While the job of an individual shader might not seem to be so complex conceptually, we have to remember that for high performance programs, this need to be done for many millions of vertices per frame, and we're often targeting over a hundred frames per second. The tasks individually can absolutely be performed on the CPU with regular code, but this would be performed serially, and given the kind of performance we want, we really need specialist hardware and so our workflow needs to be designed around that.
Other types of shaders
While the rendering stages we've mentioned so far are essential in the rendering pipeline, more recent GPUs optionally allow for a few extra shader types to be present as well.
These additional shader types all lay between the vertex shader and the rasterisation stage, and all share the same general idea that it would be a powerful tool if developers could take the positioned vertices on screen and modify them somehow.
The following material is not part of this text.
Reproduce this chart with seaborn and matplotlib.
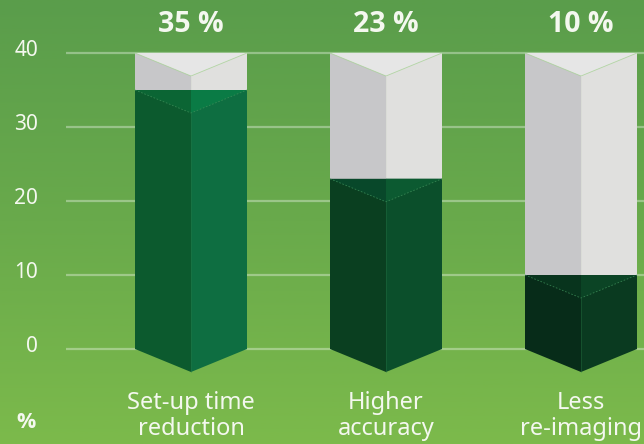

A trivial example would be to recognise that if a highly detailed mesh is being rendered to a very small portion of the window, perhaps a few pixels, then much of the detail will be lost. Therefore, performance can be boosted by removing triangles and simplifying the mesh in real time, so the rest of the pipeline has less work to do. These shaders can also add in triangles too to increase the detail of our models, but that process is a bit more complex.
There are quite a few shader types to perform this task as the ideas and underlying hardware for achieving this has evolved over time. They include geometry shaders, tessellation shaders, and the more recent mesh shaders, although they all share the same overarching goals.
While certainly interesting and useful for special effects, and especially great for squeezing the absolute maximum performance from our hardware, they are optional and not necessary to achieve state of the art graphics. So for this basics tutorial series at least, we'll mainly be focusing on the "regular" rendering pipeline using vertex and fragment shaders.
You may also have heard of something called compute shaders too.
At some point it was realised that the process of applying a small program to each item in huge arrays of data in parallel on the GPU was actually useful for general programming tasks beyond graphics. As a result, compute shaders were created for this task. While they aren't useful for our graphics directly, they are a general purpose tool for solving specific kinds of tasks, and therefore might be useful for your program in other ways.
Compute shaders operate and look much like the other kinds of shaders we'll be learning about, it's just that the end result they are trying to achieve is the computation of some data, rather than performing part of a rendering process.
Summary
So conceptually we now have a high level understanding of how the GPU works. In the next lesson, we'll actually put these ideas into practice to draw a triangle to our window, which should hopefully really cement a lot of these ideas together.
To recap though and sort of plan out the next lesson, we can draw a triangle to our window in the following way.
First, we'll need to create some vertex data for our triangle and upload it into the GPU's memory.
To draw it, we'll need to write a vertex shader program which will map the triangle's vertices onto our 2D window.
The GPU will then automatically rasterise the triangle onto the window and figure out which pixels it occupies.
For each of these pixels, the GPU will then run a fragment shader program which we'll also need to provide our GPU with, in order to figure out what colour to set the pixel to, in effect "drawing" it.
Next lesson, we'll implement it!